One erroneous assumption causes the entire Chester/Horvath thesis go up in smoke.
GIGO.
The other issue with it (something I just asked the authors about) is the assumption that a high-speed train consumes 170 kWh per VKT / 271 kWh per VMT. This parameter is attributed to the CHSRA, and underlies just about every conclusion they make, since the energy to run the trains dominates the results.
Take a Paris – Lyon TGV. We know:
Distance = 425 km
Travel time = 2 hours
Rated power = 8800 kW (at the rail– say 10 MW at the pantograph)
425 km at 170 kWh / VKT = 72 MWh for the trip
2 hours at full throttle (10 MW) = 20 MWh for the trip
We know they don’t run at full throttle, all the time.
What’s going on?
On the one hand, cars rarely run with 5 people – the average is 1.57.
On the other hand, heavy rail transit frequently does run with more than 350 people. In New York the average is about 250, and rush hour peak loads are over 1,000.
Wikipedia says:
“A 1997 EC study[25] on page 74 claims 18.00 kWh/train-km for the TGV Duplex assuming 3 intermediate stops between Paris and Lyon. ”

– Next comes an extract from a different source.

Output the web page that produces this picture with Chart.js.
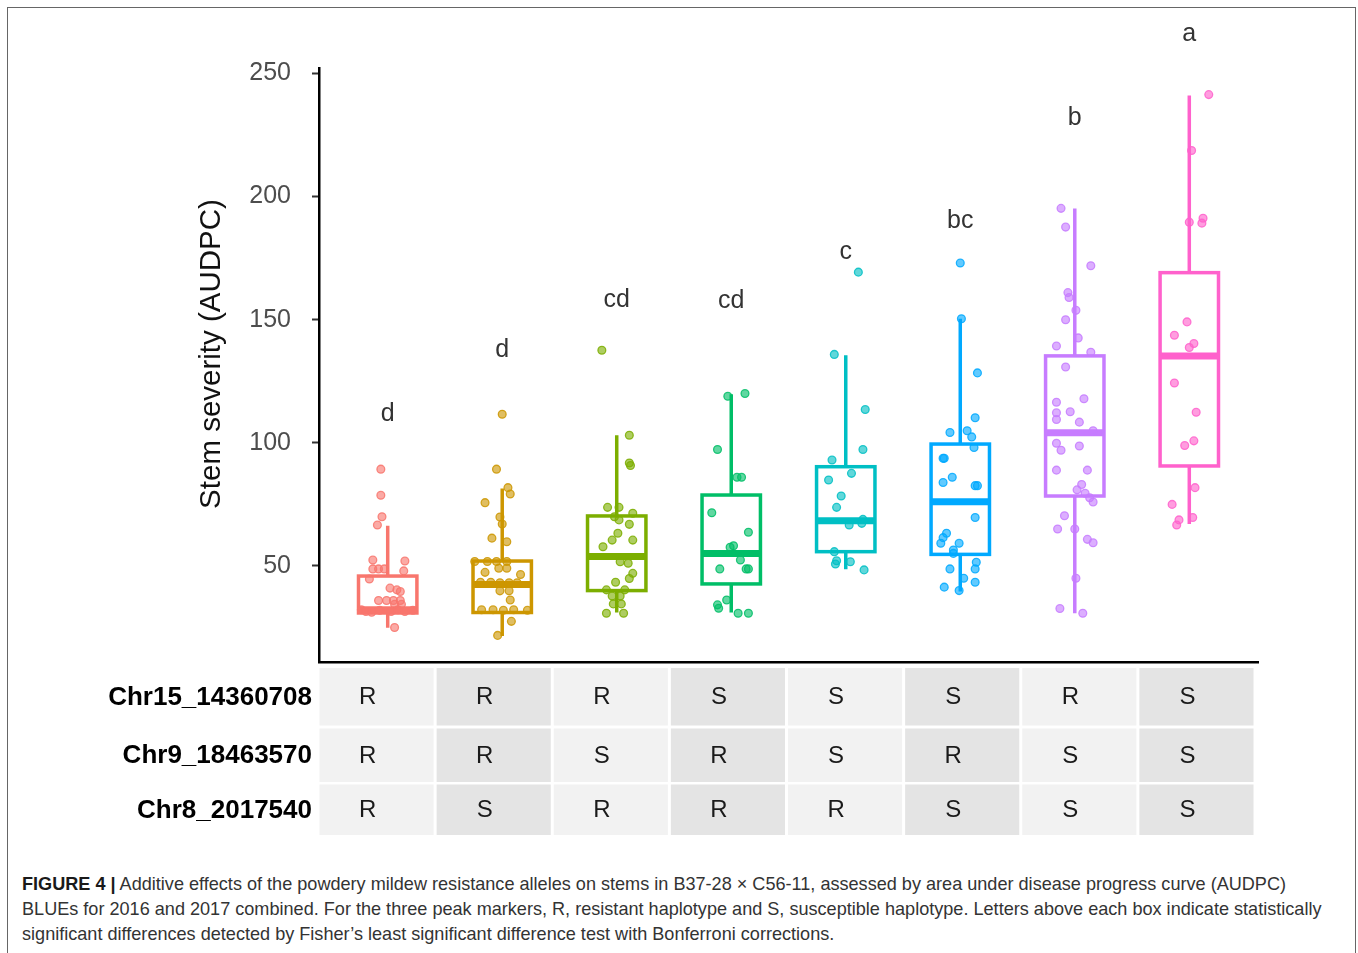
<!DOCTYPE html>
<html>
<head>
<meta charset="utf-8">
<script src="https://cdn.jsdelivr.net/npm/chart.js@4.4.0/dist/chart.umd.min.js"></script>
<style>
body { margin: 0; background: #fff; }
#wrap { position: relative; width: 1358px; height: 953px; overflow: hidden; }
#frame { position: absolute; left: 7px; top: 7px; width: 1347px; height: 1000px;
  border-top: 1.5px solid #666; border-left: 1.5px solid #666; border-right: 1.5px solid #666; }
#chart { position: absolute; left: 0; top: 0; }
#caption { position: absolute; left: 22px; top: 872px; white-space: nowrap;
  font: 18.1px "Liberation Sans", Arial, sans-serif; line-height: 25px; color: #333; }
#caption b { color: #1a1a1a; }
</style>
</head>
<body>
<div id="wrap">
  <div id="frame"></div>
  <canvas id="chart" width="1358" height="850"></canvas>
  <div id="caption"><b>FIGURE 4 |</b> Additive effects of the powdery mildew resistance alleles on stems in B37-28 × C56-11, assessed by area under disease progress curve (AUDPC)<br>BLUEs for 2016 and 2017 combined. For the three peak markers, R, resistant haplotype and S, susceptible haplotype. Letters above each box indicate statistically<br>significant differences detected by Fisher’s least significant difference test with Bonferroni corrections.</div>
</div>
<script>
// haplotype groups (Chr15, Chr9, Chr8)
var categories = ['RRR', 'RRS', 'RSR', 'SRR', 'SSR', 'SRS', 'RSS', 'SSS'];
var colors = ['#F8766D', '#CD9600', '#7CAE00', '#00BE67', '#00BFC4', '#00A9FF', '#C77CFF', '#FF61CC'];

var markerNames = ['Chr15_14360708', 'Chr9_18463570', 'Chr8_2017540'];
var chr15 = ['R', 'R', 'R', 'S', 'S', 'S', 'R', 'S'];
var chr9  = ['R', 'R', 'S', 'R', 'S', 'R', 'S', 'S'];
var chr8  = ['R', 'S', 'R', 'R', 'R', 'S', 'S', 'S'];

var letters = ['d', 'd', 'cd', 'cd', 'c', 'bc', 'b', 'a'];
var letterY = [111.6, 137.6, 157.9, 157.5, 177.3, 189.9, 231.7, 266.1];

var yTicks = [50, 100, 150, 200, 250];
var yTitle = 'Stem severity (AUDPC)';

// box statistics
var whiskerLo = [24.9, 21.6, 31.1, 31.1, 48.7, 39.6, 30.8, 67.0];
var q1        = [30.9, 31.1, 40.0, 42.7, 55.8, 54.7, 78.4, 90.6];
var median    = [32.2, 42.5, 53.8, 55.1, 68.4, 76.1, 104.1, 135.3];
var q3        = [45.9, 52.0, 70.3, 78.8, 90.3, 99.5, 135.3, 169.1];
var whiskerHi = [66.3, 81.5, 103.1, 119.7, 135.6, 150.4, 195.1, 241.0];

// individual BLUEs per group and their jitter
var g1 = [89.3, 78.7, 70.0, 66.6, 52.4, 52.0, 48.8, 48.8, 48.8, 48.0, 44.7, 41.0, 40.3, 39.6, 36.0, 36.0, 36.0, 36.0, 34.4, 34.4, 32.2, 31.5, 31.2, 32.0, 31.5, 32.2, 31.5, 32.0, 25.0];
var j1 = [-0.06, -0.06, -0.05, -0.09, -0.13, 0.15, -0.13, -0.08, -0.03, 0.14, -0.16, 0.02, 0.08, 0.11, -0.08, -0.01, 0.05, 0.11, 0.06, 0.12, -0.23, -0.19, -0.14, -0.07, 0.03, 0.09, 0.15, 0.22, 0.06];
var g2 = [111.6, 89.3, 81.8, 79.2, 75.7, 69.9, 67.0, 61.3, 59.8, 51.8, 51.8, 51.8, 51.8, 47.4, 49.1, 49.1, 46.5, 43.4, 43.4, 43.2, 43.2, 43.2, 39.9, 39.9, 36.2, 32.2, 32.2, 32.0, 32.2, 32.0, 27.5, 21.8];
var j2 = [0.00, -0.05, 0.05, 0.07, -0.15, -0.02, 0.00, -0.09, 0.04, -0.24, -0.13, -0.05, 0.04, -0.15, -0.03, 0.04, 0.16, -0.19, -0.10, -0.02, 0.06, 0.13, -0.02, 0.06, 0.07, -0.18, -0.08, 0.01, 0.10, 0.22, 0.08, -0.04];
var g3 = [137.6, 103.1, 91.8, 90.8, 73.8, 73.8, 71.4, 70.0, 68.7, 66.9, 63.3, 60.5, 57.8, 60.5, 51.7, 51.1, 47.0, 44.9, 43.4, 40.3, 40.3, 37.8, 37.8, 34.6, 34.6, 30.8, 30.8];
var j3 = [-0.13, 0.11, 0.11, 0.12, -0.08, 0.02, 0.14, -0.02, 0.02, 0.11, 0.01, -0.04, -0.12, 0.14, 0.03, 0.10, 0.14, 0.11, -0.01, -0.09, 0.07, -0.04, 0.03, -0.03, 0.04, -0.09, 0.06];
var g4 = [118.9, 120.0, 97.3, 86.0, 86.0, 71.6, 63.7, 57.6, 58.2, 52.4, 48.8, 48.8, 48.8, 36.2, 34.2, 32.8, 30.8, 30.8];
var j4 = [-0.03, 0.12, -0.12, 0.05, 0.09, -0.17, 0.15, -0.01, 0.02, 0.08, -0.10, 0.13, 0.15, -0.04, -0.12, -0.11, 0.06, 0.15];
var g5 = [169.3, 135.9, 113.5, 97.3, 93.0, 87.6, 84.9, 78.4, 73.8, 66.6, 67.3, 68.9, 55.8, 52.1, 50.8, 51.7, 48.4];
var j5 = [0.11, -0.10, 0.17, 0.15, -0.12, 0.05, -0.15, -0.04, -0.08, 0.03, 0.14, 0.15, -0.10, -0.08, -0.09, 0.04, 0.16];
var g6 = [173.0, 150.4, 128.4, 110.2, 104.2, 104.9, 102.4, 98.1, 93.7, 93.7, 86.0, 83.9, 82.6, 82.6, 69.7, 63.3, 61.5, 59.2, 59.2, 56.5, 55.1, 51.5, 48.8, 48.8, 45.0, 43.4, 41.4, 40.0];
var j6 = [0.00, 0.01, 0.15, 0.13, -0.09, 0.06, 0.10, 0.12, -0.15, -0.14, -0.07, -0.15, 0.13, 0.15, 0.13, -0.12, -0.15, -0.17, -0.01, -0.06, -0.06, 0.14, 0.13, -0.09, 0.03, 0.13, -0.14, -0.01];
var g7 = [195.2, 187.6, 171.9, 161.0, 159.0, 153.8, 150.0, 142.6, 139.3, 136.8, 130.8, 116.5, 117.9, 112.2, 109.5, 112.6, 108.4, 104.9, 99.8, 97.0, 98.7, 88.9, 88.9, 83.1, 80.9, 79.5, 77.7, 76.0, 70.4, 65.0, 65.0, 60.8, 59.4, 45.0, 32.7, 30.8];
var j7 = [-0.12, -0.08, 0.14, -0.06, -0.05, 0.01, -0.08, 0.03, -0.16, 0.14, -0.08, -0.16, 0.08, -0.16, -0.16, -0.04, 0.04, 0.16, -0.16, -0.12, 0.04, -0.16, 0.11, 0.06, 0.02, 0.09, 0.13, 0.16, -0.09, -0.15, 0.00, 0.11, 0.16, 0.01, -0.13, 0.07];
var g8 = [241.4, 218.7, 189.6, 191.2, 189.2, 149.1, 143.7, 140.3, 138.7, 124.3, 112.4, 100.8, 98.9, 81.8, 75.0, 68.7, 66.6, 69.7];
var j8 = [0.17, 0.02, 0.00, 0.12, 0.11, -0.02, -0.13, 0.04, 0.00, -0.13, 0.06, 0.04, -0.04, 0.05, -0.15, -0.09, -0.11, 0.03];

var groupValues = [g1, g2, g3, g4, g5, g6, g7, g8];
var groupJitter = [j1, j2, j3, j4, j5, j6, j7, j8];

function rgba(hex, a) {
  var n = parseInt(hex.slice(1), 16);
  return 'rgba(' + (n >> 16) + ',' + ((n >> 8) & 255) + ',' + (n & 255) + ',' + a + ')';
}

var datasets = [];
for (var i = 0; i < categories.length; i++) {
  var pts = [];
  for (var k = 0; k < groupValues[i].length; k++) {
    pts.push({x: i + 1 + groupJitter[i][k], y: groupValues[i][k]});
  }
  datasets.push({
    label: categories[i],
    data: pts,
    pointRadius: 3.9,
    pointBackgroundColor: rgba(colors[i], 0.62),
    pointBorderColor: rgba(colors[i], 0.85),
    pointBorderWidth: 1.3
  });
}

var FONT = '"Liberation Sans", Arial, sans-serif';
Chart.defaults.font.family = FONT;

var boxPlugin = {
  id: 'boxes',
  beforeDatasetsDraw: function(chart) {
    var ctx = chart.ctx, xs = chart.scales.x, ys = chart.scales.y;
    ctx.save();
    for (var i = 0; i < categories.length; i++) {
      var xc = xs.getPixelForValue(i + 1);
      var hw = xs.getPixelForValue(i + 1.255) - xc;
      ctx.strokeStyle = colors[i];
      ctx.lineCap = 'butt';
      ctx.lineWidth = 3.5;
      ctx.beginPath();
      ctx.moveTo(xc, ys.getPixelForValue(q3[i]));
      ctx.lineTo(xc, ys.getPixelForValue(whiskerHi[i]));
      ctx.moveTo(xc, ys.getPixelForValue(q1[i]));
      ctx.lineTo(xc, ys.getPixelForValue(whiskerLo[i]));
      ctx.stroke();
      var top = ys.getPixelForValue(q3[i]), bot = ys.getPixelForValue(q1[i]);
      ctx.strokeRect(xc - hw, top, hw * 2, bot - top);
      ctx.lineWidth = 7;
      ctx.beginPath();
      var ym = ys.getPixelForValue(median[i]);
      ctx.moveTo(xc - hw, ym);
      ctx.lineTo(xc + hw, ym);
      ctx.stroke();
    }
    ctx.restore();
  },
  afterDraw: function(chart) {
    var ctx = chart.ctx, xs = chart.scales.x, ys = chart.scales.y, area = chart.chartArea;
    ctx.save();
    // y axis title
    ctx.save();
    ctx.translate(212, 354);
    ctx.rotate(-Math.PI / 2);
    ctx.fillStyle = '#111';
    ctx.font = '29.5px ' + FONT;
    ctx.textAlign = 'center';
    ctx.textBaseline = 'middle';
    ctx.fillText(yTitle, 0, 0);
    ctx.restore();
    // significance letters
    ctx.fillStyle = '#333';
    ctx.font = '25px ' + FONT;
    ctx.textAlign = 'center';
    ctx.textBaseline = 'middle';
    for (var i = 0; i < letters.length; i++) {
      ctx.fillText(letters[i], xs.getPixelForValue(i + 1), ys.getPixelForValue(letterY[i]));
    }
    // haplotype table
    var rows = [chr15, chr9, chr8];
    var rowTop = [area.bottom + 6, area.bottom + 66.5, area.bottom + 122.5];
    var rowH = [57.5, 53.5, 50.5];
    var left = area.left - 1, cw = (area.right - area.left - 2) / categories.length;
    for (var r = 0; r < rows.length; r++) {
      for (var c = 0; c < categories.length; c++) {
        ctx.fillStyle = c % 2 === 0 ? '#f2f2f2' : '#e4e4e4';
        ctx.fillRect(left + c * cw + 1.5, rowTop[r], cw - 3, rowH[r]);
        ctx.fillStyle = '#1a1a1a';
        ctx.font = '24px ' + FONT;
        ctx.textAlign = 'center';
        ctx.fillText(rows[r][c], left + c * cw + cw / 2 - 9, rowTop[r] + rowH[r] / 2 + 1);
      }
      ctx.fillStyle = '#000';
      ctx.font = 'bold 26px ' + FONT;
      ctx.textAlign = 'right';
      ctx.fillText(markerNames[r], 312, rowTop[r] + rowH[r] / 2 + 1);
    }
    ctx.restore();
  }
};

new Chart(document.getElementById('chart'), {
  type: 'scatter',
  data: {datasets: datasets},
  plugins: [boxPlugin],
  options: {
    responsive: false,
    animation: false,
    devicePixelRatio: 1,
    layout: {padding: {left: 195, top: 68, right: 100, bottom: 188}},
    plugins: {legend: {display: false}, tooltip: {enabled: false}},
    scales: {
      x: {
        type: 'linear', min: 0.4, max: 8.6,
        ticks: {display: false},
        grid: {display: false},
        border: {display: true, color: '#000', width: 2.5},
        afterFit: function(s) { s.height = 0; }
      },
      y: {
        min: 11, max: 252.2,
        afterBuildTicks: function(s) { s.ticks = yTicks.map(function(v) { return {value: v}; }); },
        ticks: {font: {size: 25}, color: '#4d4d4d', padding: 21},
        grid: {drawOnChartArea: false, tickLength: 7, tickWidth: 2, tickColor: '#333'},
        border: {display: true, color: '#000', width: 2.5},
        afterFit: function(s) { s.width = 124; }
      }
    }
  }
});
</script>
</body>
</html>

Here is the original source:
http://www.inrets.fr/ur/lte/cost319/MEETDeliverable17.PDF
It should be noted that speeds (and aerodynamic costs) will be higher for the California project.
Alon:
If memory serves, the studies are saying average 2.2 riders per car in the LA-SF market. Of course, that number is closer to 1 for commute market.
Totally damning evidence, which reveals an order of magnitude error in their calculations. I hope they have the scientific integrity to amend their conclusions.

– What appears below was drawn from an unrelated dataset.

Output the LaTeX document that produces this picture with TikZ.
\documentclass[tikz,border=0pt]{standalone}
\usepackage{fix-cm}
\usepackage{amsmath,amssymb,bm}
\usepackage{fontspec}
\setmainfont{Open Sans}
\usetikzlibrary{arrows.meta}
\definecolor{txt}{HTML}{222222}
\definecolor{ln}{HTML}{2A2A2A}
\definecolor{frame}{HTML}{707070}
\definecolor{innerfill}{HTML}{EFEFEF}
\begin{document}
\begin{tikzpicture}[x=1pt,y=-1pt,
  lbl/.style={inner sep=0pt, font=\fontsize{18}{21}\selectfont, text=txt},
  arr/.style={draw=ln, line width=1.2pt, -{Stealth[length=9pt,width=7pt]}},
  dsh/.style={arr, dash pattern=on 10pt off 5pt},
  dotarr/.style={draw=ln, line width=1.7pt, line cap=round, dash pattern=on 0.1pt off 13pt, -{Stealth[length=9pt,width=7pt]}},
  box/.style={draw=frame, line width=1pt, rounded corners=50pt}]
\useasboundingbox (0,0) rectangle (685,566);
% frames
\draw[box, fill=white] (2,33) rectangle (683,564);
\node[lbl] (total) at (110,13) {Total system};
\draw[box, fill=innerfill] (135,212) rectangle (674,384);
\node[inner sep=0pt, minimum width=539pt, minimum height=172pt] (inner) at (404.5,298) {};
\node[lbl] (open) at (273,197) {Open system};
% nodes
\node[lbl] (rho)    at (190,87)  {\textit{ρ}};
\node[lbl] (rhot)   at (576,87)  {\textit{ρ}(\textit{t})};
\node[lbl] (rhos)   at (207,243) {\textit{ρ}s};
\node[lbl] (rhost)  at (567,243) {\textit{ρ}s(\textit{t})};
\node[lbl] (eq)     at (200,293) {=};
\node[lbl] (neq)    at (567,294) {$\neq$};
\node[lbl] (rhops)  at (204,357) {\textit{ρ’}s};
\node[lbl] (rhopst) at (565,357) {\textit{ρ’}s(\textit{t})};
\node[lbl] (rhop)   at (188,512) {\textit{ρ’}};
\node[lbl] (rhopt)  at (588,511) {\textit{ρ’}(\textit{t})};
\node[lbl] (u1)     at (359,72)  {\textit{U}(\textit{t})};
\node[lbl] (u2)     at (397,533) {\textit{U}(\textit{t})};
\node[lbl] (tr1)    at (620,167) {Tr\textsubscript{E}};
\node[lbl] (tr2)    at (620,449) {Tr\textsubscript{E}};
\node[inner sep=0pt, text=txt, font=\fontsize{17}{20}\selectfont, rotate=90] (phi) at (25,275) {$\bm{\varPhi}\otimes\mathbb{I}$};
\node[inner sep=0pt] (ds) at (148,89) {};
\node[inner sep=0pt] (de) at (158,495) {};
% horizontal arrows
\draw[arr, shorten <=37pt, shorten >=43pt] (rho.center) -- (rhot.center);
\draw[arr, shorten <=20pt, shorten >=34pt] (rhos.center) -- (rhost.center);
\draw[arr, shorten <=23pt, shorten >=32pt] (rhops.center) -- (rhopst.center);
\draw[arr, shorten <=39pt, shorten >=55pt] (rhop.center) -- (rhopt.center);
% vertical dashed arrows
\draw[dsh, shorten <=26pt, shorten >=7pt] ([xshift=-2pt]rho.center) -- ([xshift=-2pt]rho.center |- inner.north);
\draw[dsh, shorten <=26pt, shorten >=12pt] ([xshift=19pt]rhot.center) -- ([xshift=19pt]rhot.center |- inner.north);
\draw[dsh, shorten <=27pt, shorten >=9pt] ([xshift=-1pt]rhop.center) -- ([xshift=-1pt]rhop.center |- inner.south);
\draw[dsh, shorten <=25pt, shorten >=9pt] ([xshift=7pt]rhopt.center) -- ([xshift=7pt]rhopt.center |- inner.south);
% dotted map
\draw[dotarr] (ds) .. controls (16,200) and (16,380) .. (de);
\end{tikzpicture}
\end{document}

The other trouble with this sort of study is where do the users come from? Acela on the east coast has taken a huge bite out of DC-NY-Boston air shuttle traffic. Less measurable are cars taken off the road. If there were a reasonably fast train to LA from SF, I’d take it over an airplane.
I don’t know the Acela load factors, but it can be hard to find a seat and sometimes they are all booked up and you can’t get a ticket.

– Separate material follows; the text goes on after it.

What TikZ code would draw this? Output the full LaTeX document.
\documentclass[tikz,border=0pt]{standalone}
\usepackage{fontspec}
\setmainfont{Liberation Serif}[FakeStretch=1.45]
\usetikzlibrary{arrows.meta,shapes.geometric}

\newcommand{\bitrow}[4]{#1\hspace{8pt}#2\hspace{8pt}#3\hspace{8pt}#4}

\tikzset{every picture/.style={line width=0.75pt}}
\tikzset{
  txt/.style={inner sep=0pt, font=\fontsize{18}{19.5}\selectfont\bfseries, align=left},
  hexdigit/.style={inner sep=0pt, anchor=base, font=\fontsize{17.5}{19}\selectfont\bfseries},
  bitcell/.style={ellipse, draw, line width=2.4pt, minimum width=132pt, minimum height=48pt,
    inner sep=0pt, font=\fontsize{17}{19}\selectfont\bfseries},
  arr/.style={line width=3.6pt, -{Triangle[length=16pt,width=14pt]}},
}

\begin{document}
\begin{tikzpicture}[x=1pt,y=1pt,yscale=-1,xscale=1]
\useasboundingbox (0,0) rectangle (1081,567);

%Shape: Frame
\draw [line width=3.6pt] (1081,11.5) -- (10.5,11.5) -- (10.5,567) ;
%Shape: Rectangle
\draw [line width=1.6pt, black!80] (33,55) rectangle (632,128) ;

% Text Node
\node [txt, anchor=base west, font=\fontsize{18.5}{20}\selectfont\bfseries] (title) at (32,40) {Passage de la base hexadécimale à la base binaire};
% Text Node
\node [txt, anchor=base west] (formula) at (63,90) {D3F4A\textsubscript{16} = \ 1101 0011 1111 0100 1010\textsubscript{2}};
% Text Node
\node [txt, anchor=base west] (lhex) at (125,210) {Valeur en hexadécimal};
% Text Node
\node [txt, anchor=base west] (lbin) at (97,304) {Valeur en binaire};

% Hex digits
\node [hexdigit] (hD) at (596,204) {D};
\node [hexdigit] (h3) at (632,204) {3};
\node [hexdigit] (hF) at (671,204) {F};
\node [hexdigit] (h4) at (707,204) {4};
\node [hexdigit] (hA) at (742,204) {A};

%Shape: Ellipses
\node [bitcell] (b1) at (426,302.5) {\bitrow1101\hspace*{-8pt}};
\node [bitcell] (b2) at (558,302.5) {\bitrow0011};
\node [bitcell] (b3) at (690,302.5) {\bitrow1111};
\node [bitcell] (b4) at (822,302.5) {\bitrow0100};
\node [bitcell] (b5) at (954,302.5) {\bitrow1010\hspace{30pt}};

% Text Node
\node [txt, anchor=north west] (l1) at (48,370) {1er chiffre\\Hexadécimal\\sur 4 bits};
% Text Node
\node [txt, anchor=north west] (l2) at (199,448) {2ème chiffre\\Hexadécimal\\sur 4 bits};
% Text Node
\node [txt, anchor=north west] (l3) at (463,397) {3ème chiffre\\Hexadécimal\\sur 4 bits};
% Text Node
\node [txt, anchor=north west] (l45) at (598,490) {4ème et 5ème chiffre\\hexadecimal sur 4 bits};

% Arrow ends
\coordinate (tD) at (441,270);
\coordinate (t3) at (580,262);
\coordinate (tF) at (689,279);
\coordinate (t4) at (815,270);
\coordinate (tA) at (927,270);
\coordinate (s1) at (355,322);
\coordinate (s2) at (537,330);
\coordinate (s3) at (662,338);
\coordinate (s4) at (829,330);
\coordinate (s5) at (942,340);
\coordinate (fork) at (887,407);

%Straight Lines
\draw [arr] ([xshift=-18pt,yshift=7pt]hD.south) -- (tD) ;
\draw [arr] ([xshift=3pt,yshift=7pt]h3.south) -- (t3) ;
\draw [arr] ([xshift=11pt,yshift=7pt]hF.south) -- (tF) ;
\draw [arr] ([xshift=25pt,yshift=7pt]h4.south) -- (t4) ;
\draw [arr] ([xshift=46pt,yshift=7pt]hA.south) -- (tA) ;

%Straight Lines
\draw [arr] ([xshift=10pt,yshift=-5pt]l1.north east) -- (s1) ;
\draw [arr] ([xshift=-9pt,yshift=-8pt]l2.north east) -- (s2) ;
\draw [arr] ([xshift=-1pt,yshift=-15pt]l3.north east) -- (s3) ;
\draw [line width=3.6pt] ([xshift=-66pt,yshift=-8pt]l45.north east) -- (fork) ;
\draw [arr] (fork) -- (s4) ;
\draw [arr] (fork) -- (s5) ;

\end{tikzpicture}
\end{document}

I’m afraid I don’t find your rebuttal to be well founded. There are good reasons for load factors on rail being lower than load factors on air. You can look at some real world occupancy figures, and some of the reasons behind them, in this paper:
http://www.rssb.co.uk/pdf/reports/research/T618_traction-energy-metrics_final.pdf
If you want to do a better job of a rebuttal, try making a detailed comparison between the two papers. I’ll point out one issue and leave the other one for you to find:
Firstly, Chester doesn’t include radiative forcing, which the DfT report includes at a level of 1.3 for turboprop and 2.0 for jet air. (Removing those, Chester and DfT’s figures are very similar). Now there are arguments for and against including radiative forcing, but if you do it things look rather different.
A bigger issue is in the energy requirements of rail. Have a look into the supplemental data in Chester, and compare it with the numbers in DfT. There is an oddity there, although I think the mistake is not by Chester, but in the CAHSR 2008 figures which he uses. Now maybe CAHSR have a reason for specifying startlingly inefficient trains, but it certainly doesn’t make the proposal look good.
A more general issue is that going fast at ground level is really inefficent. If efficiency is the number one concern, electric rail at conventional speeds is the way to go (but of course it is less likely to get people off planes).
Oops, how did I not I spot that Clem already spotted the same issue! I was hoping for someone else to confirm my figures, given the number of unit conversions.
CAHSR 2008 includes the 924K btu/mile figure for a 16 car, 1200 seat vehicle. That’s 168kWh/VKT.
The most energy hungry modern European HST is the ICE-3, with 0.065kWh/seat km for 400 seats, or 26 kWh/VKT, which agrees with figures from DfT, wikipedia and a number of other sources. Even if we assume 3 ICE-3′s to get 1200 seats, with no aerodynamic savings from coupling them together, that’s still only 78kWh/VKT, or about half the CAHSR figure used by Chester.
A double decker (e.g. TGV duplex) uses less much energy for more passengers – so the actual error is probably a factor of 3-4. The bizzare thing is that the error is not in Chester, but in the CHSR proposal. Why are they trying to wreck their own proposal?